◆ STORED DATA ◆
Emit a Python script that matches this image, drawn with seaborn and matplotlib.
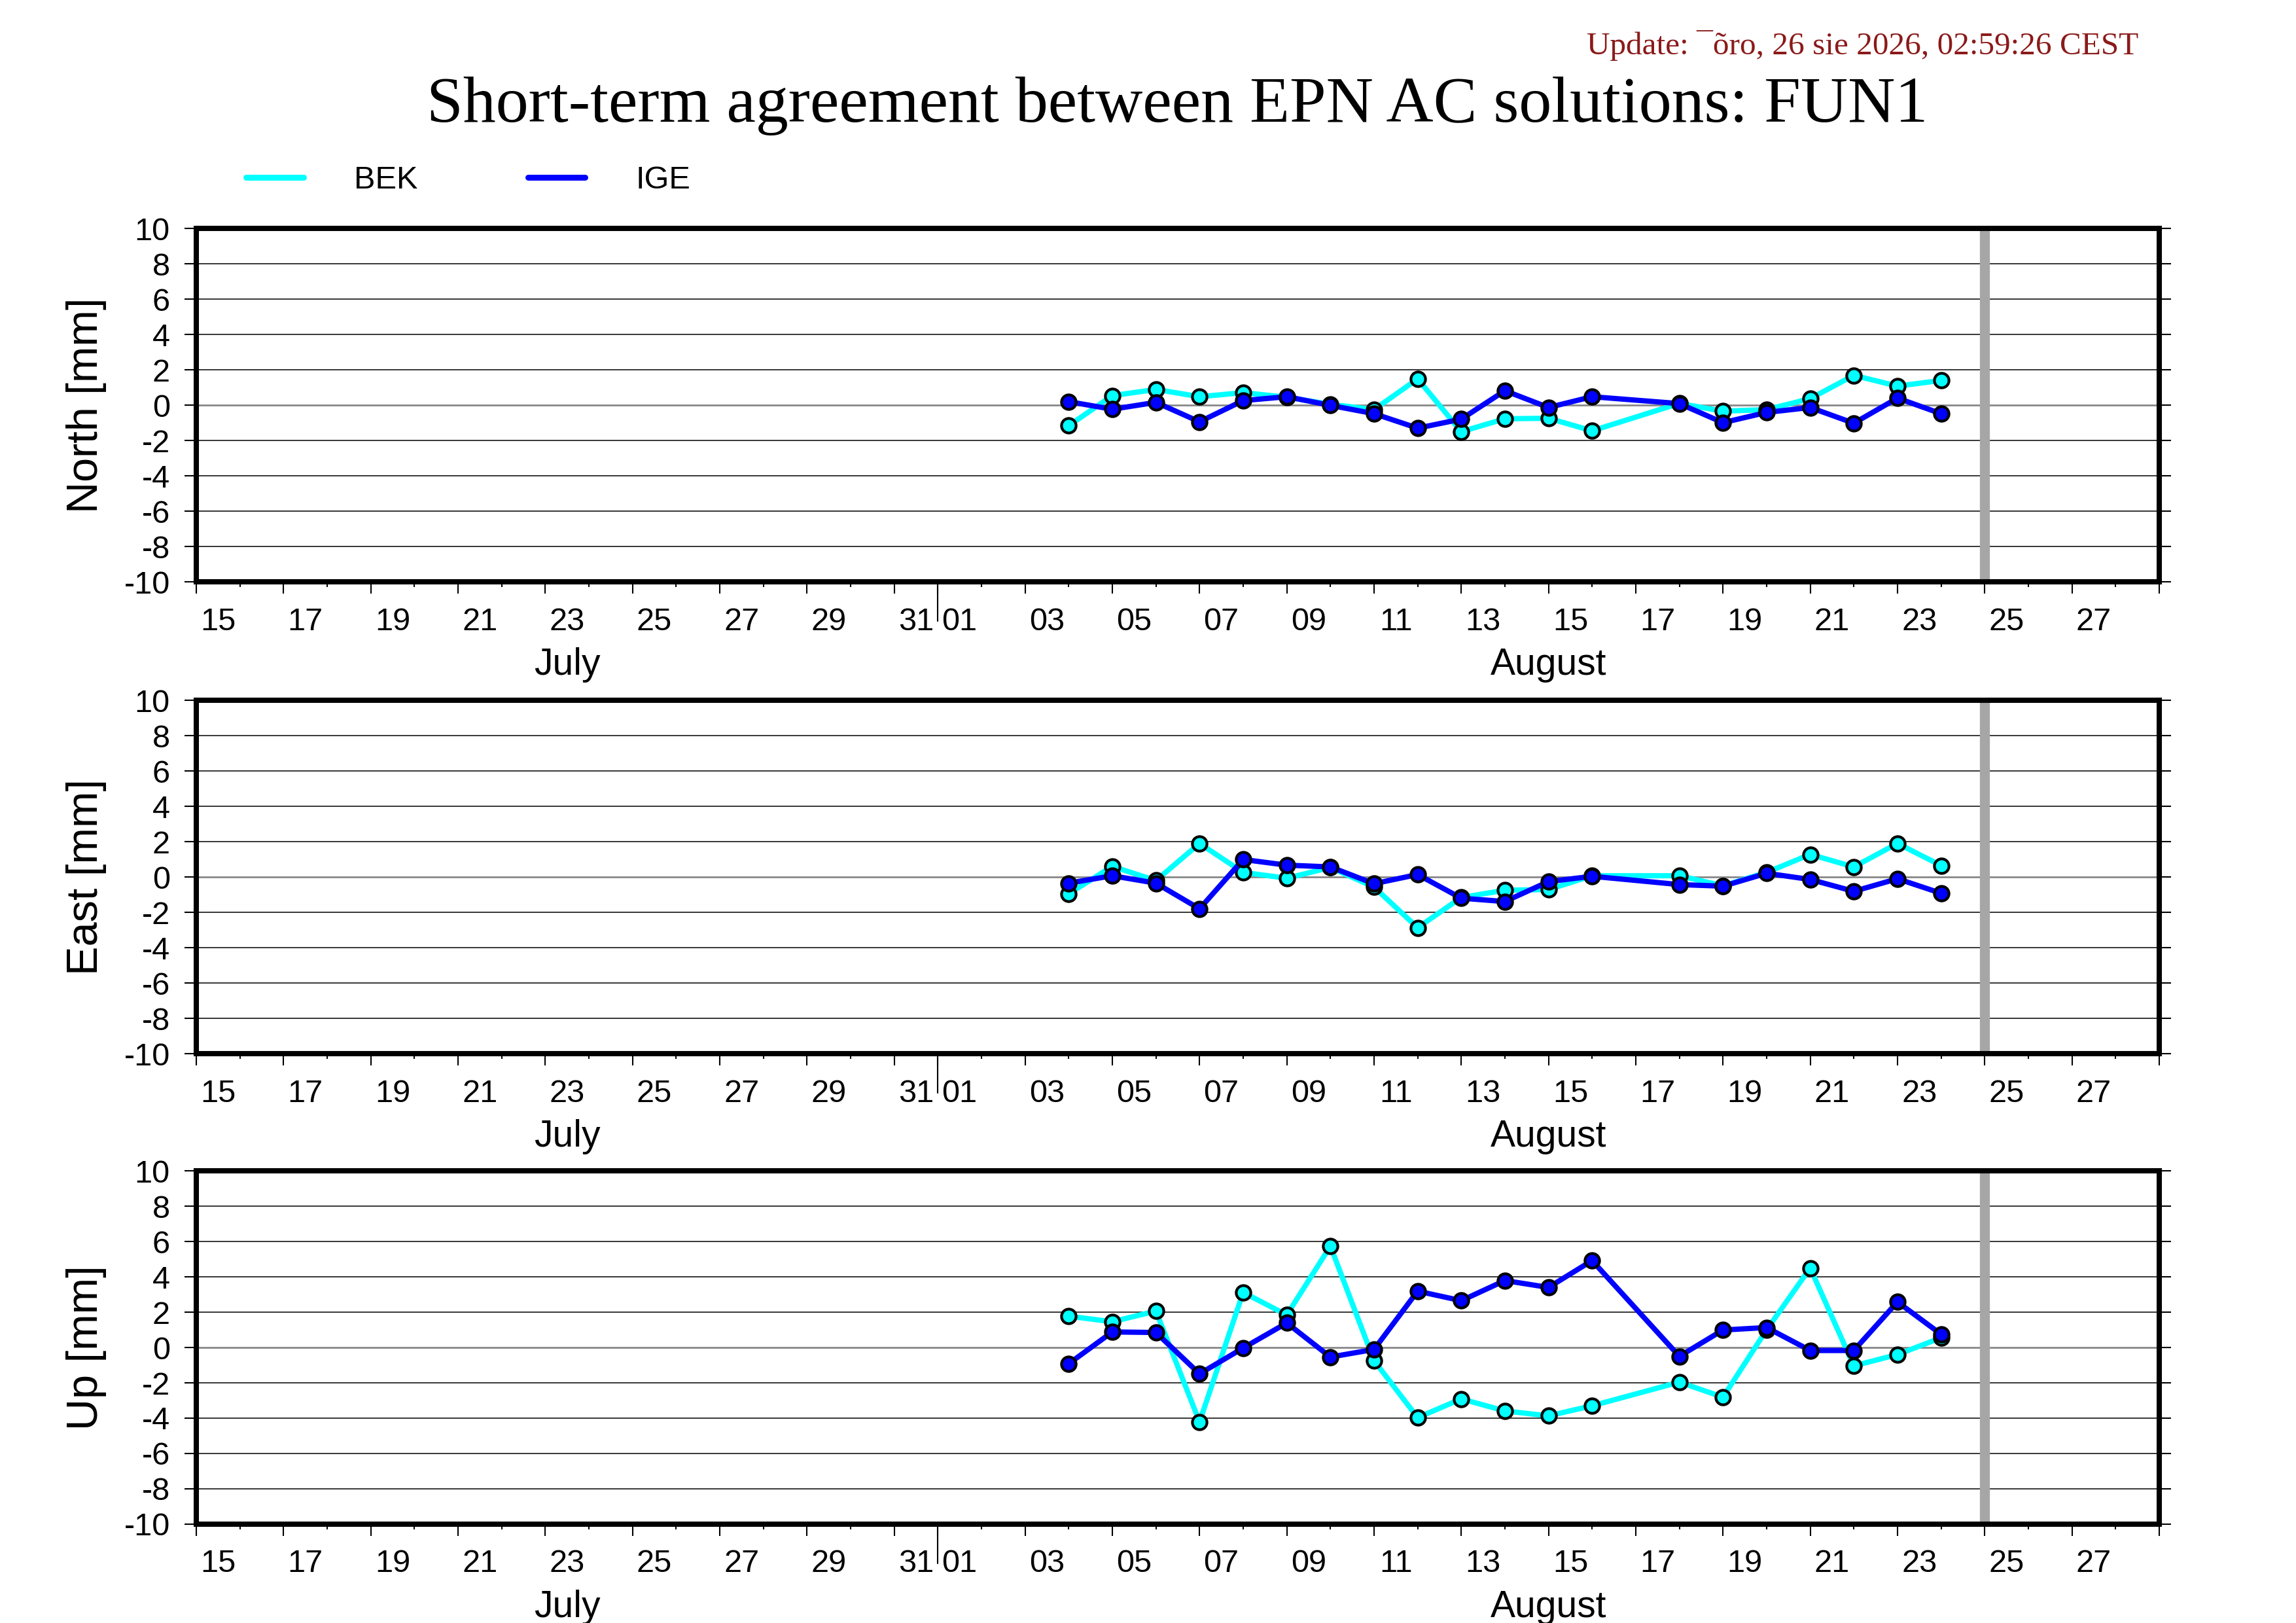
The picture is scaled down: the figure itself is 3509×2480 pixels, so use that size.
import numpy as np
import pandas as pd
import matplotlib.pyplot as plt
import matplotlib.dates as mdates
import matplotlib.transforms as mtransforms
from matplotlib.lines import Line2D
import seaborn as sns

# daily epochs (no solution for Aug 17)
dates = ['2026-08-04', '2026-08-05', '2026-08-06', '2026-08-07', '2026-08-08',
         '2026-08-09', '2026-08-10', '2026-08-11', '2026-08-12', '2026-08-13',
         '2026-08-14', '2026-08-15', '2026-08-16', '2026-08-18', '2026-08-19',
         '2026-08-20', '2026-08-21', '2026-08-22', '2026-08-23', '2026-08-24']

north_bek = [-1.16, 0.54, 0.89, 0.48, 0.71, 0.45, 0.05, -0.25, 1.49, -1.50,
             -0.77, -0.74, -1.45, 0.10, -0.34, -0.25, 0.37, 1.69, 1.08, 1.40]
north_ige = [0.20, -0.23, 0.16, -0.94, 0.26, 0.48, -0.01, -0.48, -1.30, -0.79,
             0.82, -0.13, 0.48, 0.09, -0.99, -0.41, -0.13, -1.02, 0.40, -0.48]

east_bek = [-0.95, 0.60, -0.20, 1.90, 0.26, -0.07, 0.54, -0.57, -2.87, -1.16,
            -0.75, -0.71, 0.07, 0.07, -0.50, 0.26, 1.28, 0.57, 1.90, 0.65]
east_ige = [-0.35, 0.07, -0.35, -1.80, 0.99, 0.67, 0.57, -0.38, 0.14, -1.20,
            -1.39, -0.26, 0.04, -0.43, -0.52, 0.21, -0.14, -0.81, -0.10, -0.92]

up_bek = [1.77, 1.46, 2.06, -4.21, 3.12, 1.84, 5.74, -0.74, -3.97, -2.91,
          -3.59, -3.87, -3.30, -1.96, -2.81, 1.00, 4.50, -1.04, -0.40, 0.55]
up_ige = [-0.92, 0.88, 0.85, -1.49, -0.03, 1.39, -0.54, -0.11, 3.19, 2.65,
          3.79, 3.40, 4.92, -0.50, 0.99, 1.13, -0.17, -0.17, 2.58, 0.75]

components = ['North', 'East', 'Up']
solutions = ['BEK', 'IGE']
colors = {'BEK': '#00FFFF', 'IGE': '#0000FF'}

series = {
    ('North', 'BEK'): north_bek, ('North', 'IGE'): north_ige,
    ('East', 'BEK'): east_bek, ('East', 'IGE'): east_ige,
    ('Up', 'BEK'): up_bek, ('Up', 'IGE'): up_ige,
}
frames = []
for (comp, sol), vals in series.items():
    frames.append(pd.DataFrame({'date': pd.to_datetime(dates), 'component': comp,
                                'solution': sol, 'value': vals}))
df = pd.concat(frames, ignore_index=True)

start = pd.Timestamp('2026-07-15')
end = pd.Timestamp('2026-08-29')
today = pd.Timestamp('2026-08-25')
month_start = pd.Timestamp('2026-08-01')

sns.set_theme(style='white')
plt.rcParams['font.family'] = ['Liberation Sans', 'DejaVu Sans']
plt.rcParams['axes.unicode_minus'] = False
plt.rcParams['text.color'] = 'black'
plt.rcParams['axes.labelcolor'] = 'black'
plt.rcParams['xtick.color'] = 'black'
plt.rcParams['ytick.color'] = 'black'

fig = plt.figure(figsize=(35.09, 24.80), dpi=100)

days = pd.date_range(start, end, freq='D')
odd_days = [d for d in days if d.day % 2 == 1]
even_days = [d for d in days if d.day % 2 == 0]

bottoms = [0.6415, 0.3508, 0.0609]
for comp, bottom in zip(components, bottoms):
    ax = fig.add_axes([0.0855, bottom, 0.8549, 0.2177])

    for y in range(-8, 9, 2):
        if y == 0:
            ax.axhline(y, color='#888888', lw=2.0, zorder=1)
        else:
            ax.axhline(y, color='black', lw=1.1, zorder=1)
    ax.axvline(today, color='#A6A6A6', lw=11, zorder=1)

    sub = df[df['component'] == comp]
    sns.lineplot(data=sub, x='date', y='value', hue='solution', hue_order=solutions,
                 palette=colors, marker='o', markersize=16, markeredgecolor='black',
                 markeredgewidth=3, linewidth=5.8, errorbar=None, legend=False,
                 ax=ax, zorder=3)

    ax.set_xlim(start, end)
    ax.set_ylim(-10, 10)
    ax.set_yticks(range(-10, 11, 2))
    ax.tick_params(axis='y', which='major', direction='out', length=13, width=1.5,
                   labelsize=35, pad=16, left=True, right=True, labelright=False,
                   labelcolor='black')

    ax.set_xticks(mdates.date2num(odd_days))
    ax.set_xticks(mdates.date2num(even_days), minor=True)
    ax.set_xticklabels([])
    ax.tick_params(axis='x', which='major', direction='out', length=13, width=1.5,
                   bottom=True)
    ax.tick_params(axis='x', which='minor', direction='out', length=5.8, width=1.5,
                   bottom=True)
    ax.set_xlabel('')

    trans = mtransforms.blended_transform_factory(ax.transData, ax.transAxes)
    for d in odd_days[:-1]:
        ax.text(d + pd.Timedelta(hours=12), -0.113, f'{d.day:02d}', transform=trans,
                ha='center', va='center', fontsize=35, color='black')
    ax.text(pd.Timestamp('2026-07-23 12:00'), -0.236, 'July', transform=trans,
            ha='center', va='center', fontsize=41, color='black')
    ax.text(pd.Timestamp('2026-08-15'), -0.236, 'August', transform=trans,
            ha='center', va='center', fontsize=41, color='black')
    ax.plot([month_start, month_start], [-0.111, 0], transform=trans, color='black',
            lw=1.5, clip_on=False)

    ax.set_ylabel(f'{comp} [mm]', fontsize=48, va='center', color='black')
    ax.yaxis.set_label_coords(-0.0560, 0.5)

    for spine in ax.spines.values():
        spine.set_linewidth(5.8)
        spine.set_color('black')
        spine.set_zorder(5)

fig.text(0.5128, 0.9345, 'Short-term agreement between EPN AC solutions: FUN1',
         ha='center', va='center', fontsize=72, color='black',
         family=['Liberation Serif', 'DejaVu Serif'])
fig.text(0.9313, 0.972, 'Update: ¯õro, 26 sie 2026, 02:59:26 CEST',
         ha='right', va='center', fontsize=35.5, color='#8B1A1A',
         family=['Liberation Serif', 'DejaVu Serif'])

handles = [Line2D([], [], color=colors[s], lw=6.5) for s in solutions]
fig.legend(handles, solutions, loc='center left', bbox_to_anchor=(0.1072, 0.8891),
           ncol=2, frameon=False, fontsize=35, handlelength=1.8, handletextpad=1.6,
           columnspacing=3.45, borderpad=0, borderaxespad=0)

fig.savefig('out.png', dpi=100)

◆ YOUR TASK ◆
Print each line of the material above exactly, with the pictures removed from your copy.

◆ ANSWER FOR THE TASK ◆
Emit a Python script that matches this image, drawn with seaborn and matplotlib.
The picture is scaled down: the figure itself is 3509×2480 pixels, so use that size.
import numpy as np
import pandas as pd
import matplotlib.pyplot as plt
import matplotlib.dates as mdates
import matplotlib.transforms as mtransforms
from matplotlib.lines import Line2D
import seaborn as sns

# daily epochs (no solution for Aug 17)
dates = ['2026-08-04', '2026-08-05', '2026-08-06', '2026-08-07', '2026-08-08',
         '2026-08-09', '2026-08-10', '2026-08-11', '2026-08-12', '2026-08-13',
         '2026-08-14', '2026-08-15', '2026-08-16', '2026-08-18', '2026-08-19',
         '2026-08-20', '2026-08-21', '2026-08-22', '2026-08-23', '2026-08-24']

north_bek = [-1.16, 0.54, 0.89, 0.48, 0.71, 0.45, 0.05, -0.25, 1.49, -1.50,
             -0.77, -0.74, -1.45, 0.10, -0.34, -0.25, 0.37, 1.69, 1.08, 1.40]
north_ige = [0.20, -0.23, 0.16, -0.94, 0.26, 0.48, -0.01, -0.48, -1.30, -0.79,
             0.82, -0.13, 0.48, 0.09, -0.99, -0.41, -0.13, -1.02, 0.40, -0.48]

east_bek = [-0.95, 0.60, -0.20, 1.90, 0.26, -0.07, 0.54, -0.57, -2.87, -1.16,
            -0.75, -0.71, 0.07, 0.07, -0.50, 0.26, 1.28, 0.57, 1.90, 0.65]
east_ige = [-0.35, 0.07, -0.35, -1.80, 0.99, 0.67, 0.57, -0.38, 0.14, -1.20,
            -1.39, -0.26, 0.04, -0.43, -0.52, 0.21, -0.14, -0.81, -0.10, -0.92]

up_bek = [1.77, 1.46, 2.06, -4.21, 3.12, 1.84, 5.74, -0.74, -3.97, -2.91,
          -3.59, -3.87, -3.30, -1.96, -2.81, 1.00, 4.50, -1.04, -0.40, 0.55]
up_ige = [-0.92, 0.88, 0.85, -1.49, -0.03, 1.39, -0.54, -0.11, 3.19, 2.65,
          3.79, 3.40, 4.92, -0.50, 0.99, 1.13, -0.17, -0.17, 2.58, 0.75]

components = ['North', 'East', 'Up']
solutions = ['BEK', 'IGE']
colors = {'BEK': '#00FFFF', 'IGE': '#0000FF'}

series = {
    ('North', 'BEK'): north_bek, ('North', 'IGE'): north_ige,
    ('East', 'BEK'): east_bek, ('East', 'IGE'): east_ige,
    ('Up', 'BEK'): up_bek, ('Up', 'IGE'): up_ige,
}
frames = []
for (comp, sol), vals in series.items():
    frames.append(pd.DataFrame({'date': pd.to_datetime(dates), 'component': comp,
                                'solution': sol, 'value': vals}))
df = pd.concat(frames, ignore_index=True)

start = pd.Timestamp('2026-07-15')
end = pd.Timestamp('2026-08-29')
today = pd.Timestamp('2026-08-25')
month_start = pd.Timestamp('2026-08-01')

sns.set_theme(style='white')
plt.rcParams['font.family'] = ['Liberation Sans', 'DejaVu Sans']
plt.rcParams['axes.unicode_minus'] = False
plt.rcParams['text.color'] = 'black'
plt.rcParams['axes.labelcolor'] = 'black'
plt.rcParams['xtick.color'] = 'black'
plt.rcParams['ytick.color'] = 'black'

fig = plt.figure(figsize=(35.09, 24.80), dpi=100)

days = pd.date_range(start, end, freq='D')
odd_days = [d for d in days if d.day % 2 == 1]
even_days = [d for d in days if d.day % 2 == 0]

bottoms = [0.6415, 0.3508, 0.0609]
for comp, bottom in zip(components, bottoms):
    ax = fig.add_axes([0.0855, bottom, 0.8549, 0.2177])

    for y in range(-8, 9, 2):
        if y == 0:
            ax.axhline(y, color='#888888', lw=2.0, zorder=1)
        else:
            ax.axhline(y, color='black', lw=1.1, zorder=1)
    ax.axvline(today, color='#A6A6A6', lw=11, zorder=1)

    sub = df[df['component'] == comp]
    sns.lineplot(data=sub, x='date', y='value', hue='solution', hue_order=solutions,
                 palette=colors, marker='o', markersize=16, markeredgecolor='black',
                 markeredgewidth=3, linewidth=5.8, errorbar=None, legend=False,
                 ax=ax, zorder=3)

    ax.set_xlim(start, end)
    ax.set_ylim(-10, 10)
    ax.set_yticks(range(-10, 11, 2))
    ax.tick_params(axis='y', which='major', direction='out', length=13, width=1.5,
                   labelsize=35, pad=16, left=True, right=True, labelright=False,
                   labelcolor='black')

    ax.set_xticks(mdates.date2num(odd_days))
    ax.set_xticks(mdates.date2num(even_days), minor=True)
    ax.set_xticklabels([])
    ax.tick_params(axis='x', which='major', direction='out', length=13, width=1.5,
                   bottom=True)
    ax.tick_params(axis='x', which='minor', direction='out', length=5.8, width=1.5,
                   bottom=True)
    ax.set_xlabel('')

    trans = mtransforms.blended_transform_factory(ax.transData, ax.transAxes)
    for d in odd_days[:-1]:
        ax.text(d + pd.Timedelta(hours=12), -0.113, f'{d.day:02d}', transform=trans,
                ha='center', va='center', fontsize=35, color='black')
    ax.text(pd.Timestamp('2026-07-23 12:00'), -0.236, 'July', transform=trans,
            ha='center', va='center', fontsize=41, color='black')
    ax.text(pd.Timestamp('2026-08-15'), -0.236, 'August', transform=trans,
            ha='center', va='center', fontsize=41, color='black')
    ax.plot([month_start, month_start], [-0.111, 0], transform=trans, color='black',
            lw=1.5, clip_on=False)

    ax.set_ylabel(f'{comp} [mm]', fontsize=48, va='center', color='black')
    ax.yaxis.set_label_coords(-0.0560, 0.5)

    for spine in ax.spines.values():
        spine.set_linewidth(5.8)
        spine.set_color('black')
        spine.set_zorder(5)

fig.text(0.5128, 0.9345, 'Short-term agreement between EPN AC solutions: FUN1',
         ha='center', va='center', fontsize=72, color='black',
         family=['Liberation Serif', 'DejaVu Serif'])
fig.text(0.9313, 0.972, 'Update: ¯õro, 26 sie 2026, 02:59:26 CEST',
         ha='right', va='center', fontsize=35.5, color='#8B1A1A',
         family=['Liberation Serif', 'DejaVu Serif'])

handles = [Line2D([], [], color=colors[s], lw=6.5) for s in solutions]
fig.legend(handles, solutions, loc='center left', bbox_to_anchor=(0.1072, 0.8891),
           ncol=2, frameon=False, fontsize=35, handlelength=1.8, handletextpad=1.6,
           columnspacing=3.45, borderpad=0, borderaxespad=0)

fig.savefig('out.png', dpi=100)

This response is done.